Programs such as “Seeds of Change” are tackling similar questions to help jumpstart the careers of new farmers.
Tait said he’s also heard of community co-ops for new farmers who allow them to share pieces of expensive farm equipment that would otherwise rust during the 10 months it’s not being used.
County’s rebooted construction industry
Another segment of Ashe County’s workforce hit hard by the lagging economy is the construction industry.
Following a boon of new construction that came on the heels of a growing second-home industry, the defining smashing sound of hammers and the click and clacking of new bricks being laid have recently fell dormant.
“In the past three to four years, we’ve seen huge layoffs in the construction industry,” Tait said.
Then, the WFDB saw another disconcerting trend that could be addressed by the sudden increase of unemployed homebuilders.
In 2009, the board found that Ashe County spent $22.6 million on energy costs.
Tait said Ashe County, like other counties in the High Country, does not produce its own power because it comes from larger co-ops and energy companies.
Every cent that was being made by Ashe County workers for electricity was being siphoned off the mountain, said Tait.
“The question became how do we spend less on energy,” said Tait. “We need to start making buildings more efficient.”
Tait said that’s where skilled homebuilders, contractors, electricians, masons and plumbers come in.
By relying on their background in construction, workers can receive additional training to learn how to retrofit homes and businesses to make structures more energy efficient, or they could work for other enterprises geared toward the going green movement.
Unemployed contractors will soon be available to find retrofit training through Wilkes Community College and Building Performance Engineering of Boone, Tait said.
Training fees for those eligible individuals in the building trades are paid by the WFDB through the American Recovery and Reinvestment Act.
More information on this program is available at buildingperformanceengineering.com or by calling (828) 265-4888.
Another obstacle challenging the county’s workforce, particularly the newest generation of workers, is the attitude or perception that has long plagued manufacturing and trade professions.

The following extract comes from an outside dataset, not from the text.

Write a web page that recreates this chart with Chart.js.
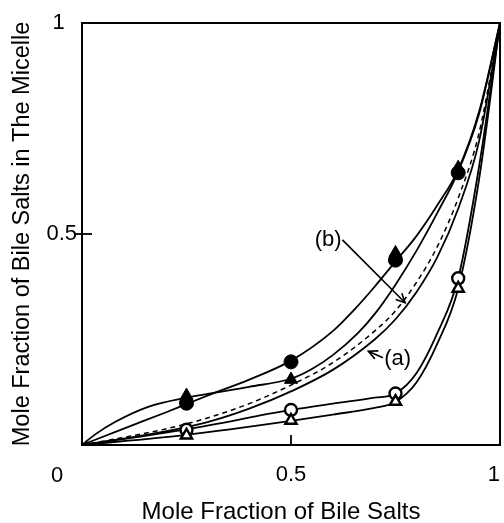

Tait said many high school and college graduates shy away from factory jobs or traditional blue-collar jobs, such as electrical work or plumbing, because of the stigma that comes with it.
“Blue-collar jobs are hurting for new employees,” Tait said. “There is a huge wave of employees in the trade industries that are getting ready to retire. There is no pipeline ready to fill those jobs.”
Again, Tait referenced WCC as a ready resource to retrain workers willing to enter into a trade profession.
Even if manufacturing jobs return to Ashe County, those industries will be faced with a battle of the changing the attitudes of a younger generation of workers.
“They tend to think of the old factory setting with the bad working conditions,” Tait said. “They don’t think of facilities like G.E. Aviation in West Jefferson that is renowned in the aviation division for how well it is run or how good of a job they do.”
“They are stellar performers, not just because of their style of lean manufacturing, but also because of their team-based approach,” he said. “That’s what makes them different.”